▶ **Problem requirements**: All lines in the records below from the line with "Recreate this image as a web" through the line with "const hpqcdFpHi = [0.76, 0.84, 0.96, 1.10, 1.26, 1.43, 1.85];" are to be given again exactly, both ends included; the pictures are to be left out.

——————

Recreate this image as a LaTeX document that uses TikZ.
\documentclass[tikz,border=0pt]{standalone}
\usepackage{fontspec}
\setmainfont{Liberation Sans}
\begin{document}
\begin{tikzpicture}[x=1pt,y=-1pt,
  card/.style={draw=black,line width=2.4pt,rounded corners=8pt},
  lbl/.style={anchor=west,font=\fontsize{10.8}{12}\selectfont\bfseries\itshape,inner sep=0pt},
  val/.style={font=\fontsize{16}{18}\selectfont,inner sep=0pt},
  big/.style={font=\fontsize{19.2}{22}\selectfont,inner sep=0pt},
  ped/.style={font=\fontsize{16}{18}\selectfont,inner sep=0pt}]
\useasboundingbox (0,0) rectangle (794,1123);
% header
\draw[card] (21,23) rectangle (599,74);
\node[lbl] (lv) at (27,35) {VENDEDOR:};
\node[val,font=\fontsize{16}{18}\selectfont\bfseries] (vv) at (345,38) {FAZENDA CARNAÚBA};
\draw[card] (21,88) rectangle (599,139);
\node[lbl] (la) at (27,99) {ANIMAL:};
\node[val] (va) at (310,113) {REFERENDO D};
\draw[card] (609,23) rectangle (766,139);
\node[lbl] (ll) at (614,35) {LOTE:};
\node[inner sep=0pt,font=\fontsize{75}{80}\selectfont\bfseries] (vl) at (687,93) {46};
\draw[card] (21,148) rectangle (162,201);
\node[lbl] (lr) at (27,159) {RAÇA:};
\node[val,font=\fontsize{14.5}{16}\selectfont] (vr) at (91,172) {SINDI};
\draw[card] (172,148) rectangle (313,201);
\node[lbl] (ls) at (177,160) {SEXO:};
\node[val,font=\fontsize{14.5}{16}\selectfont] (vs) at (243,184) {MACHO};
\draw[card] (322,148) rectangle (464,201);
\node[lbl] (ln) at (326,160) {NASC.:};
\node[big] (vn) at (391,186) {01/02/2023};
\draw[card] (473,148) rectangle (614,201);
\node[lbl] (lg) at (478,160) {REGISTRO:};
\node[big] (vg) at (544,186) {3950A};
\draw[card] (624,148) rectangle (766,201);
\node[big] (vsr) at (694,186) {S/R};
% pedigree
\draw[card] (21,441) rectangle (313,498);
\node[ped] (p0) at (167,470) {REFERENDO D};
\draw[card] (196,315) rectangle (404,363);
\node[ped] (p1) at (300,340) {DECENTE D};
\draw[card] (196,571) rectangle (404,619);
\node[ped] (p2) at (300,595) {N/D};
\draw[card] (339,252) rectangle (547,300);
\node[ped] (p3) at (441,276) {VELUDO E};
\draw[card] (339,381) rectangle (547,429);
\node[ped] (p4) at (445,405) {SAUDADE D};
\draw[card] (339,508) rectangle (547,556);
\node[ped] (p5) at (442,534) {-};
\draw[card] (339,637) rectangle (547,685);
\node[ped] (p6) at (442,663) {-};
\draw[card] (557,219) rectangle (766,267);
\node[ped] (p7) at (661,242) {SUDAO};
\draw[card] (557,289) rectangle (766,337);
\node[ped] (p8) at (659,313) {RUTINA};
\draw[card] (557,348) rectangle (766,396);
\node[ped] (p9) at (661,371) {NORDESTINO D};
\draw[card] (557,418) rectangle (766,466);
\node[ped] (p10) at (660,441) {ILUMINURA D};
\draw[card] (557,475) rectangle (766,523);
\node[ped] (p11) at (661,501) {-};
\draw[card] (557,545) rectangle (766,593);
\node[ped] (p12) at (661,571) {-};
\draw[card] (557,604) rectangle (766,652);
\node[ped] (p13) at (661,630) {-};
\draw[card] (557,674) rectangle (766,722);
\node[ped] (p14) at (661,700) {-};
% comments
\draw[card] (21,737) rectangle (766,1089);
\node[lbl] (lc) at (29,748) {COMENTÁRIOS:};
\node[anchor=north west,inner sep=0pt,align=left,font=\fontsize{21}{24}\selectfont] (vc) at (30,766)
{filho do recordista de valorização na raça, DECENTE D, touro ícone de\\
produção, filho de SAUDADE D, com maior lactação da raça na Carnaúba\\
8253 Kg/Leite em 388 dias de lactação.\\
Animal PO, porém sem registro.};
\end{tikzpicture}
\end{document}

——————

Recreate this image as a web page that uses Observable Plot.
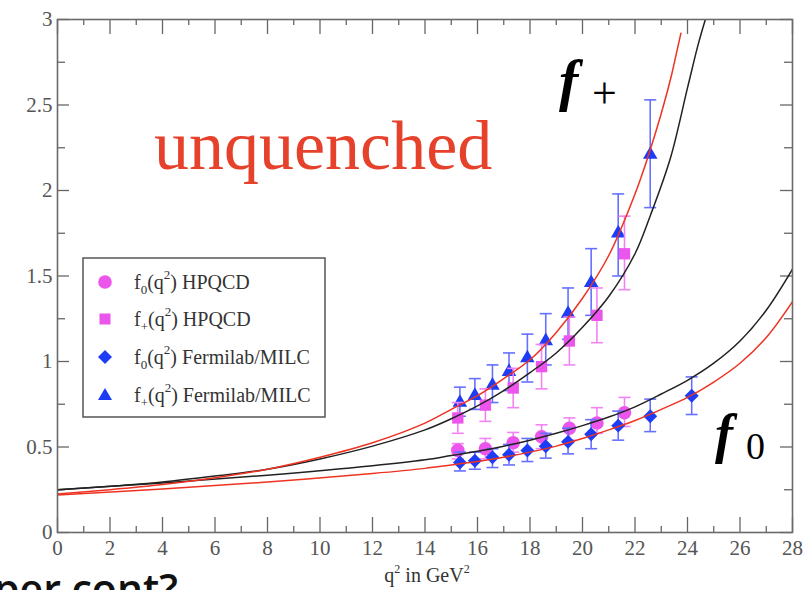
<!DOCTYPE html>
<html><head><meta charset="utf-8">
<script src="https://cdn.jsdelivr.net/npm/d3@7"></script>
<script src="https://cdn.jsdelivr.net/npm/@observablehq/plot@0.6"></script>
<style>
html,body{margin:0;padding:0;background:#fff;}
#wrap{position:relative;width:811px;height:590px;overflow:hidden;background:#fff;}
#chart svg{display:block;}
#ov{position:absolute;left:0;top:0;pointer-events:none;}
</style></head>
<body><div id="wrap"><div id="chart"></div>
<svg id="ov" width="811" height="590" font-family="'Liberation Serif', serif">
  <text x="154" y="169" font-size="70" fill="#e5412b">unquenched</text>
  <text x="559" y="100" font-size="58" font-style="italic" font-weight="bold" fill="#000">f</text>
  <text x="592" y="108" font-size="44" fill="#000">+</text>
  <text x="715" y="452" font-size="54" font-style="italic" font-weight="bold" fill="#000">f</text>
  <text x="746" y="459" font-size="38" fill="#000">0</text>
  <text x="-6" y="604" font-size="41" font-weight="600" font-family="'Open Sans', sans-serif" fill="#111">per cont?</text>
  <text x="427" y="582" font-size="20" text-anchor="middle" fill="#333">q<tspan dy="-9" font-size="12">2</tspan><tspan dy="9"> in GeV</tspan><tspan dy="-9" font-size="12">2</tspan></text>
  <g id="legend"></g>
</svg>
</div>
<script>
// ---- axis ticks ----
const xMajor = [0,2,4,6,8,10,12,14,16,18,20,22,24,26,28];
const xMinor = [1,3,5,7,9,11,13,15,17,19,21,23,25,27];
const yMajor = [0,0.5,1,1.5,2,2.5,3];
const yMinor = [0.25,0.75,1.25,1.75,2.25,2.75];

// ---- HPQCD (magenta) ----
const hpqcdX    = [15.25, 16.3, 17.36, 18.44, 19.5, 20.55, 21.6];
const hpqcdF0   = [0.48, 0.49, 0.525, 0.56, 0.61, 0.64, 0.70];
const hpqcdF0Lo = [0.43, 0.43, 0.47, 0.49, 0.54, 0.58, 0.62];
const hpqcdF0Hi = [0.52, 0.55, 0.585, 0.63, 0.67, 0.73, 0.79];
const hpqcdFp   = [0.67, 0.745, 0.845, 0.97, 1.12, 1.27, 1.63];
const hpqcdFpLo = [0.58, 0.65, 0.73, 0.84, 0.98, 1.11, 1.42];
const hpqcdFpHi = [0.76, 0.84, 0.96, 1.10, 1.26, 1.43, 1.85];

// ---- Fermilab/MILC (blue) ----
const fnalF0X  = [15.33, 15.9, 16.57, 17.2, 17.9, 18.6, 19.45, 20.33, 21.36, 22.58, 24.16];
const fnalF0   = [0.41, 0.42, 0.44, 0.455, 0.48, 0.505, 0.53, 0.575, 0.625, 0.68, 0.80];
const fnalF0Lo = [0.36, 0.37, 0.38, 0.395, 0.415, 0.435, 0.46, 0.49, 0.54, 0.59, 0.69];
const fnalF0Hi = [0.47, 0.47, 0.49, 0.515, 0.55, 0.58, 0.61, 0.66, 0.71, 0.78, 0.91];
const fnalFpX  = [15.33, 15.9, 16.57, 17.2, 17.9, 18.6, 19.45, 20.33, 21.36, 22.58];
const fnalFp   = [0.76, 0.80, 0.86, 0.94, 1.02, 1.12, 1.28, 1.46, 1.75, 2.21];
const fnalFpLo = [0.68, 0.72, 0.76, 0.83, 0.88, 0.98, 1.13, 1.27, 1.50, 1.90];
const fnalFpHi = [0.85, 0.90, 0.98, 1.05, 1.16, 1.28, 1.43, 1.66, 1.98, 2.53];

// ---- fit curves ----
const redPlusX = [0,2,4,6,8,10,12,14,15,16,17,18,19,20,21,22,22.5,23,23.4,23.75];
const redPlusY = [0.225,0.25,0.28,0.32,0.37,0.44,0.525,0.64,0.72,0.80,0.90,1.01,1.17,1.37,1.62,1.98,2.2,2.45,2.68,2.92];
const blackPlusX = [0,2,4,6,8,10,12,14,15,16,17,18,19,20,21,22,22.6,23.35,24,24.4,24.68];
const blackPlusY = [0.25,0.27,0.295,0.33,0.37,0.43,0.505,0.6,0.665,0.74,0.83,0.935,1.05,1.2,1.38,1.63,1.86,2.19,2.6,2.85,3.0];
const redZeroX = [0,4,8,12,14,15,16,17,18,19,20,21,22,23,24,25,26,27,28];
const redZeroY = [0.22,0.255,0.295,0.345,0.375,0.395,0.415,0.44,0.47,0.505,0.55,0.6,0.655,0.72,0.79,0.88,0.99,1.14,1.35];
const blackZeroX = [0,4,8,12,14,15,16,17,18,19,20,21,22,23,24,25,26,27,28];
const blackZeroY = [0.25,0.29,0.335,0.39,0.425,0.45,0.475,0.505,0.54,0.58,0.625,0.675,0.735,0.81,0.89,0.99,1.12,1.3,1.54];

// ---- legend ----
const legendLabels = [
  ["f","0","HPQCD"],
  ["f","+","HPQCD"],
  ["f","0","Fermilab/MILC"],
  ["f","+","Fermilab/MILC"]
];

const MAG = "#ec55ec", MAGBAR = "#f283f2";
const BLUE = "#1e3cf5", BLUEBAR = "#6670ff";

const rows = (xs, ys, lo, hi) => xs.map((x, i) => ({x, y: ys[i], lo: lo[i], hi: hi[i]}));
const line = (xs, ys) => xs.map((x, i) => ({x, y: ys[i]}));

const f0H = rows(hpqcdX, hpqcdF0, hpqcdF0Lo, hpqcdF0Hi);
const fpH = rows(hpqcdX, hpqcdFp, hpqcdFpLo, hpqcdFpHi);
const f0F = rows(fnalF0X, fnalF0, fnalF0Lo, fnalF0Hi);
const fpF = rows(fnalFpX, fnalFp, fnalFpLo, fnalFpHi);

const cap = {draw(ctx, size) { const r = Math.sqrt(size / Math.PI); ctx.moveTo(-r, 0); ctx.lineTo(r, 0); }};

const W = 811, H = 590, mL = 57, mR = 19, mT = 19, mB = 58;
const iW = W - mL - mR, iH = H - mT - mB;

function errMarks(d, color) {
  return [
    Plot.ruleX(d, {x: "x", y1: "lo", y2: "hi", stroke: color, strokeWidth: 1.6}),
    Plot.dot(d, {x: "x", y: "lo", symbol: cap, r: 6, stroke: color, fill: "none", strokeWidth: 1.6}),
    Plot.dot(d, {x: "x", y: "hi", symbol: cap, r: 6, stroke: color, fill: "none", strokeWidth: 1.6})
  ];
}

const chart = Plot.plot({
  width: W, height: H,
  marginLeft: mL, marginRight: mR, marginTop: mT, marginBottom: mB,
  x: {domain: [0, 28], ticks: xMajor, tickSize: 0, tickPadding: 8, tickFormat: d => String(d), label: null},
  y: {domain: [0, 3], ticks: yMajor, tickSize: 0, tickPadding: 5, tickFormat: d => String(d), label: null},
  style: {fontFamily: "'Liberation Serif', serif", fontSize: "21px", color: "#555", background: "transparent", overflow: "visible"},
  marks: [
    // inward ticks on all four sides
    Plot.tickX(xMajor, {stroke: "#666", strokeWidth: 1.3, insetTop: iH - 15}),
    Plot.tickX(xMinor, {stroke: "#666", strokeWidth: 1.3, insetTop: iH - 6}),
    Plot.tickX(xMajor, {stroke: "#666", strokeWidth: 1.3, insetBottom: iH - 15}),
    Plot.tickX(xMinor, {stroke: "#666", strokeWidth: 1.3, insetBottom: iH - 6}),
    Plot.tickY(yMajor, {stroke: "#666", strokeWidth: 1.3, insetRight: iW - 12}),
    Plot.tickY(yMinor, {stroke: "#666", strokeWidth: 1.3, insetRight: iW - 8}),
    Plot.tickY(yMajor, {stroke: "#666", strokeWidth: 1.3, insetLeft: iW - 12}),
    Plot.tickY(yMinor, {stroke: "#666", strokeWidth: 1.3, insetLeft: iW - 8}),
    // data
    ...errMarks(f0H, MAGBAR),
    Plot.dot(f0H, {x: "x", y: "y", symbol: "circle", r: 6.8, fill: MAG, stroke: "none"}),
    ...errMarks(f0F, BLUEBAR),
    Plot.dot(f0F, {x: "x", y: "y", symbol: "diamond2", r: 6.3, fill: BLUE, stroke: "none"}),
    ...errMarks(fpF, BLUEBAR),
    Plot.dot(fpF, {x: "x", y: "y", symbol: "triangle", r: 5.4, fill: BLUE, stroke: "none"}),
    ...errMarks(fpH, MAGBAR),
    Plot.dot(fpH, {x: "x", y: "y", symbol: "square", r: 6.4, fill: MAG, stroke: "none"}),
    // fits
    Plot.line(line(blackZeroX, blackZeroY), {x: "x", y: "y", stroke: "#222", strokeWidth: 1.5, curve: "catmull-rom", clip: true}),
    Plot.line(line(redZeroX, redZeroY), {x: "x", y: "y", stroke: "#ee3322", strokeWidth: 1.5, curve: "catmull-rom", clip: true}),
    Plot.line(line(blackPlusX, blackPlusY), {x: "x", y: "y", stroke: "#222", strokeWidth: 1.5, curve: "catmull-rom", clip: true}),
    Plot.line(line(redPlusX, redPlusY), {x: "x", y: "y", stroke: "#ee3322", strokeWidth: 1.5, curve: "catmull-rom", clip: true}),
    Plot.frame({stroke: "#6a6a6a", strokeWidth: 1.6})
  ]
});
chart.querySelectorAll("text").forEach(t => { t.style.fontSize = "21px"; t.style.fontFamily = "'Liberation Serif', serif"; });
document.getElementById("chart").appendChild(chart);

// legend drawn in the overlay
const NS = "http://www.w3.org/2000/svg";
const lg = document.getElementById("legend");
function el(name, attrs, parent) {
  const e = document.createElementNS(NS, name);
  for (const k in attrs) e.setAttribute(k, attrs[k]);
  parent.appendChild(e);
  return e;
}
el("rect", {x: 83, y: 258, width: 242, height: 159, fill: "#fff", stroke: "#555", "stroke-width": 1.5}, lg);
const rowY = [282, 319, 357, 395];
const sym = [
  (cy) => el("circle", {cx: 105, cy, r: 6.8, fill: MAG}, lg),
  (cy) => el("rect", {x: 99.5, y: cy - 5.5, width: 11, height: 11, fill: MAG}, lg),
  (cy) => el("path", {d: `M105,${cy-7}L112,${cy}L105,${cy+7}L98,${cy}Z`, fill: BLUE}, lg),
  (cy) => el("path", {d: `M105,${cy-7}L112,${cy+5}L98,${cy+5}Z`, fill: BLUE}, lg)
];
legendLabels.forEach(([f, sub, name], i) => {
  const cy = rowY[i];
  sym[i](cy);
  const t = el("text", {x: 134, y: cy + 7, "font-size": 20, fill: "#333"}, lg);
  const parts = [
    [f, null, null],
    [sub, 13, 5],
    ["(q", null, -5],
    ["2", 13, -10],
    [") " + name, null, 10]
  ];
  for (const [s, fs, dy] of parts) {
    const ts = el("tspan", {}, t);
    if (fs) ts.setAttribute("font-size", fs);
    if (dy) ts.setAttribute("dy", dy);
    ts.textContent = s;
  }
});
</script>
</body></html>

——————

▶ **Complete answer**:
Recreate this image as a web page that uses Observable Plot.
<!DOCTYPE html>
<html><head><meta charset="utf-8">
<script src="https://cdn.jsdelivr.net/npm/d3@7"></script>
<script src="https://cdn.jsdelivr.net/npm/@observablehq/plot@0.6"></script>
<style>
html,body{margin:0;padding:0;background:#fff;}
#wrap{position:relative;width:811px;height:590px;overflow:hidden;background:#fff;}
#chart svg{display:block;}
#ov{position:absolute;left:0;top:0;pointer-events:none;}
</style></head>
<body><div id="wrap"><div id="chart"></div>
<svg id="ov" width="811" height="590" font-family="'Liberation Serif', serif">
  <text x="154" y="169" font-size="70" fill="#e5412b">unquenched</text>
  <text x="559" y="100" font-size="58" font-style="italic" font-weight="bold" fill="#000">f</text>
  <text x="592" y="108" font-size="44" fill="#000">+</text>
  <text x="715" y="452" font-size="54" font-style="italic" font-weight="bold" fill="#000">f</text>
  <text x="746" y="459" font-size="38" fill="#000">0</text>
  <text x="-6" y="604" font-size="41" font-weight="600" font-family="'Open Sans', sans-serif" fill="#111">per cont?</text>
  <text x="427" y="582" font-size="20" text-anchor="middle" fill="#333">q<tspan dy="-9" font-size="12">2</tspan><tspan dy="9"> in GeV</tspan><tspan dy="-9" font-size="12">2</tspan></text>
  <g id="legend"></g>
</svg>
</div>
<script>
// ---- axis ticks ----
const xMajor = [0,2,4,6,8,10,12,14,16,18,20,22,24,26,28];
const xMinor = [1,3,5,7,9,11,13,15,17,19,21,23,25,27];
const yMajor = [0,0.5,1,1.5,2,2.5,3];
const yMinor = [0.25,0.75,1.25,1.75,2.25,2.75];

// ---- HPQCD (magenta) ----
const hpqcdX    = [15.25, 16.3, 17.36, 18.44, 19.5, 20.55, 21.6];
const hpqcdF0   = [0.48, 0.49, 0.525, 0.56, 0.61, 0.64, 0.70];
const hpqcdF0Lo = [0.43, 0.43, 0.47, 0.49, 0.54, 0.58, 0.62];
const hpqcdF0Hi = [0.52, 0.55, 0.585, 0.63, 0.67, 0.73, 0.79];
const hpqcdFp   = [0.67, 0.745, 0.845, 0.97, 1.12, 1.27, 1.63];
const hpqcdFpLo = [0.58, 0.65, 0.73, 0.84, 0.98, 1.11, 1.42];
const hpqcdFpHi = [0.76, 0.84, 0.96, 1.10, 1.26, 1.43, 1.85];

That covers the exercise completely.